Ma chi c'è in Italia tra i lobbisti più seri e influenti? Da un sondaggio nei palazzi romani salta subito fuori un elenco di nomi, ancorché non esaustivo. Che può partire, per esempio, da un business regolamentato quale quello delle tlc, dove si muovono Michelangelo Suigo per Vodafone, Franco Brescia per Telecom (di nota osservanza dalemiana, portato da Guido Rossi che lo aveva già chiamato a sé durante il commissariamento della Figc) o Massimo Angelini per Wind; in altri settori delicati troviamo Pasquale Salzano in quota Eni, Alessandro Poggiali per Philip Morris, passando per Stefano Lucchini, responsabile della direzione centrale International and Regulatory Affairs di Intesa Sanpaolo. Paolo Bruschi pensa alle Poste e Stefano Genovese alla Unipol.

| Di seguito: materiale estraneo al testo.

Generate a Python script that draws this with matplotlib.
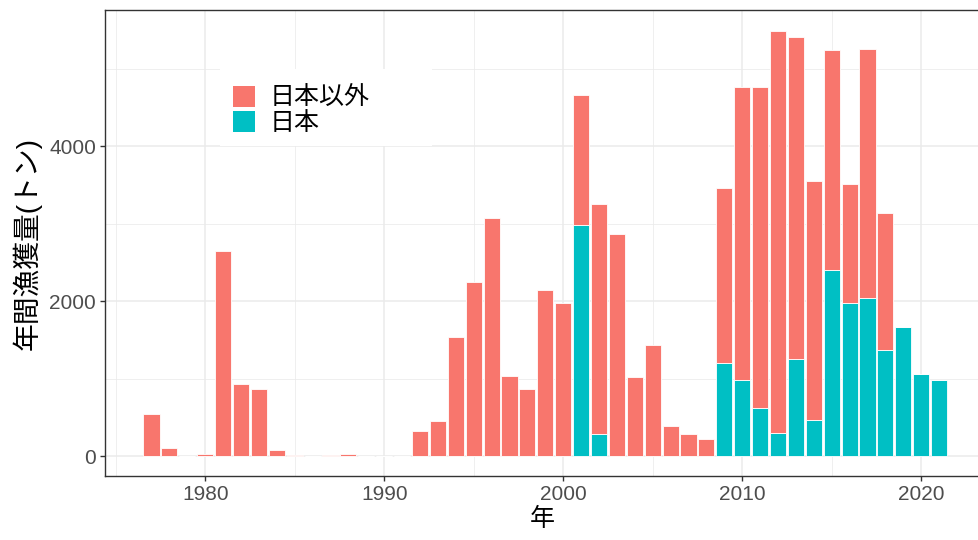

Poi ci sono le agenzie come Open Gate, la Reti dell'ex consigliere di Massimo D'Alema, Claudio Velardi, o la Comin and Partners di Gianluca Comin, ex di Edison ed Enel. Altri nomi storici sono quelli di Giuliano Frosini per Lottomatica (ora Gtech) o Fabio Bistoncini della FB & Associati che ha pure scritto un libro («Vent'anni da sporco lobbista») ed è stato il primo in Italia a fondare una società di lobbying occupandosi soprattutto di diritto d'autore. Per una multinazionale come Microsoft c'è Pier Ligi Dal Pino, scuola Procter & Gamble, che da 15 anni naviga con successo l'industria dell'ICT per conto di Bill Gates, riuscendo a destreggiarsi con i governi di qualsivoglia colore. Nelle quote rosa emerge Maria Laura Cantarelli, che lavora per Nexive (ex TNT Post): formatasi tra Presidenza del Consiglio e ministero per i Rapporti con il Parlamento, di frequentazioni lettiane, con la sua azienda ha combattuto «contro» le Poste per anni riuscendo al fine a portare a casa pari condizioni fiscali. Su altri fronti ci sono due come Francesco Ferrante e Roberto Della Seta che si occupano di «eco lobby» e tra i primi incarichi hanno avuto la candidatura di Roma per le Olimpiadi 2024. In ogni caso tutti chiedono chiarezza. E trasparenza. Perchè le lobby all'italiana non diventino un paravento o un alibi della politica.

E «lobbista» non sia più una parolaccia.